Curragh trainer John Oxx’s high hopes that Sea The Stars would end his Classic season with a victory in Europe’s greatest all-aged race came through with a style that had even the most sober reaching for superlatives.
“A phenomenal horse,” was Kinane’s succinct summation of a dominant performance that looked far from certain in the early stages as a slow pace contributed to Sea The Stars fighting for his head in uncharacteristically headstrong fashion.
However, fears that a long season would catch up with him in the Arc proved unfounded as 50-year-old Kinane, previously twice an Arc winner in 1989 and 1999, steered a path up the inside rail that saw Sea The Stars hit the front a furlong out and put the race to bed in a matter of strides.
“I ended up in a position I didn’t want, and a little bit further back than ideal.
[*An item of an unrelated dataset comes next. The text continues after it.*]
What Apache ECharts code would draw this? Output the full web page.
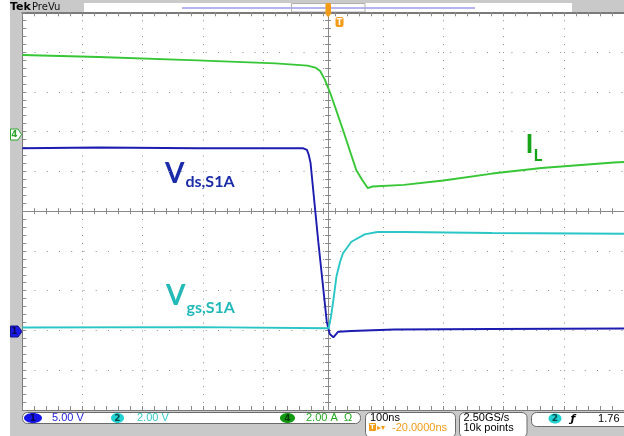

But I knew he had the pace to get him through in the straight,” Kinane said.
Typically Oxx was an oasis of calm in the midst of scenes more reminiscent of winter racing at Cheltenham. Afterwards the 59-year-old trainer was full of praise for a horse he trains for Hong Kong businessman, Christopher Tsui.
“He is a great, great horse to keep winning like this,” he said. “No horse in any race has more speed than he has and Mick was never worried. A horse like that can get himself out of trouble.” Bookmakers now make Sea The Stars an 8 to 13 favourite to carry his dominance across the Atlantic and beat the best of the Americans in the Breeders’ Cup Classic at Santa Anita next month.
“That is November 7th and I am not sure how we would all feel about that. We will leave the dust settle before making a decision. To have got as far as the Arc is a lot to be thankful for,” Oxx said.
Later in the afternoon, he and Kinane had even more to be thankful for as Alandi won the Group One Prix du Cadran on the same card. Aidan O’Brien’s star stayer Yeats finished third in what was the final start of his career.